## What you should do
Give the listing again character for character, but drop the images.

---------- Dataset content

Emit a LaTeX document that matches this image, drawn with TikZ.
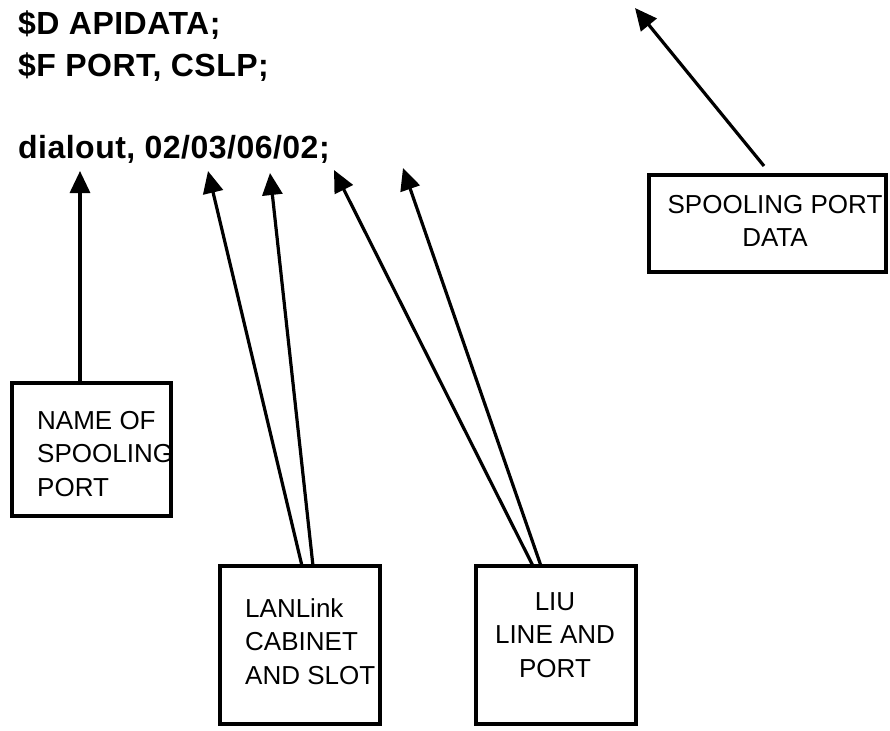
\documentclass[tikz,border=0pt]{standalone}
\usepackage{fontspec}
\setmainfont{Liberation Sans}
\newfontfamily\codefont[LetterSpace=1.5]{Liberation Sans}
\usetikzlibrary{arrows.meta}
\begin{document}
\begin{tikzpicture}[x=1pt,y=-1pt,
  codeline/.style={anchor=base west, inner sep=0pt, font=\codefont\bfseries\fontsize{32}{36}\selectfont},
  labelbox/.style={draw, line width=4pt, inner sep=0pt, outer sep=0pt},
  boxtext/.style={inner sep=0pt, font=\fontsize{26}{33.5}\selectfont},
  pointer/.style={line width=3.2pt, -{Triangle[length=22pt,width=20pt]}}]
\useasboundingbox (0,0) rectangle (890,730);

% configuration lines
\node[codeline] (dline) at (18,35)  {\$D APIDATA;};
\node[codeline] (fline) at (18,77)  {\$F PORT, CSLP;};
\node[codeline] (cline) at (18,158) {dialout, 02/03/06/02;};

% label boxes
\node[labelbox, minimum width=159pt, minimum height=133pt] (name)  at (91.5,449.5) {};
\node[labelbox, minimum width=160pt, minimum height=158pt] (lan)   at (300,645) {};
\node[labelbox, minimum width=160pt, minimum height=158pt] (liu)   at (556,645) {};
\node[labelbox, minimum width=237pt, minimum height=97pt]  (spool) at (767.5,223.5) {};

% box captions
\node[boxtext, anchor=north west, align=left] (nametxt) at (37,411) {NAME OF\\SPOOLING\\PORT};
\node[boxtext, anchor=north west, align=left] (lantxt) at (245,598) {LANLink\\CABINET\\AND SLOT};
\node[boxtext, anchor=north, align=center] (liutxt) at (555,592) {LIU\\LINE AND\\PORT};
\node[boxtext, anchor=north, align=center] (spooltxt) at (775,195) {SPOOLING PORT\\DATA};

% arrow tips
\coordinate (tname) at (80,171);
\coordinate (tcab)  at (208,171);
\coordinate (tslot) at (270,173);
\coordinate (tline) at (334,170);
\coordinate (tport) at (403,168);
\coordinate (tdata) at (635,8);

% pointers
\draw[pointer] (tname |- name.north) -- (tname);
\draw[pointer] ([xshift=2pt]lan.north) -- (tcab);
\draw[pointer] ([xshift=13pt]lan.north) -- (tslot);
\draw[pointer] ([xshift=-23pt]liu.north) -- (tline);
\draw[pointer] ([xshift=-15pt]liu.north) -- (tport);
\draw[pointer] ([xshift=-3.5pt,yshift=9pt]spool.north) -- (tdata);
\end{tikzpicture}
\end{document}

--------------------

## Output below
Emit a LaTeX document that matches this image, drawn with TikZ.
\documentclass[tikz,border=0pt]{standalone}
\usepackage{fontspec}
\setmainfont{Liberation Sans}
\newfontfamily\codefont[LetterSpace=1.5]{Liberation Sans}
\usetikzlibrary{arrows.meta}
\begin{document}
\begin{tikzpicture}[x=1pt,y=-1pt,
  codeline/.style={anchor=base west, inner sep=0pt, font=\codefont\bfseries\fontsize{32}{36}\selectfont},
  labelbox/.style={draw, line width=4pt, inner sep=0pt, outer sep=0pt},
  boxtext/.style={inner sep=0pt, font=\fontsize{26}{33.5}\selectfont},
  pointer/.style={line width=3.2pt, -{Triangle[length=22pt,width=20pt]}}]
\useasboundingbox (0,0) rectangle (890,730);

% configuration lines
\node[codeline] (dline) at (18,35)  {\$D APIDATA;};
\node[codeline] (fline) at (18,77)  {\$F PORT, CSLP;};
\node[codeline] (cline) at (18,158) {dialout, 02/03/06/02;};

% label boxes
\node[labelbox, minimum width=159pt, minimum height=133pt] (name)  at (91.5,449.5) {};
\node[labelbox, minimum width=160pt, minimum height=158pt] (lan)   at (300,645) {};
\node[labelbox, minimum width=160pt, minimum height=158pt] (liu)   at (556,645) {};
\node[labelbox, minimum width=237pt, minimum height=97pt]  (spool) at (767.5,223.5) {};

% box captions
\node[boxtext, anchor=north west, align=left] (nametxt) at (37,411) {NAME OF\\SPOOLING\\PORT};
\node[boxtext, anchor=north west, align=left] (lantxt) at (245,598) {LANLink\\CABINET\\AND SLOT};
\node[boxtext, anchor=north, align=center] (liutxt) at (555,592) {LIU\\LINE AND\\PORT};
\node[boxtext, anchor=north, align=center] (spooltxt) at (775,195) {SPOOLING PORT\\DATA};

% arrow tips
\coordinate (tname) at (80,171);
\coordinate (tcab)  at (208,171);
\coordinate (tslot) at (270,173);
\coordinate (tline) at (334,170);
\coordinate (tport) at (403,168);
\coordinate (tdata) at (635,8);

% pointers
\draw[pointer] (tname |- name.north) -- (tname);
\draw[pointer] ([xshift=2pt]lan.north) -- (tcab);
\draw[pointer] ([xshift=13pt]lan.north) -- (tslot);
\draw[pointer] ([xshift=-23pt]liu.north) -- (tline);
\draw[pointer] ([xshift=-15pt]liu.north) -- (tport);
\draw[pointer] ([xshift=-3.5pt,yshift=9pt]spool.north) -- (tdata);
\end{tikzpicture}
\end{document}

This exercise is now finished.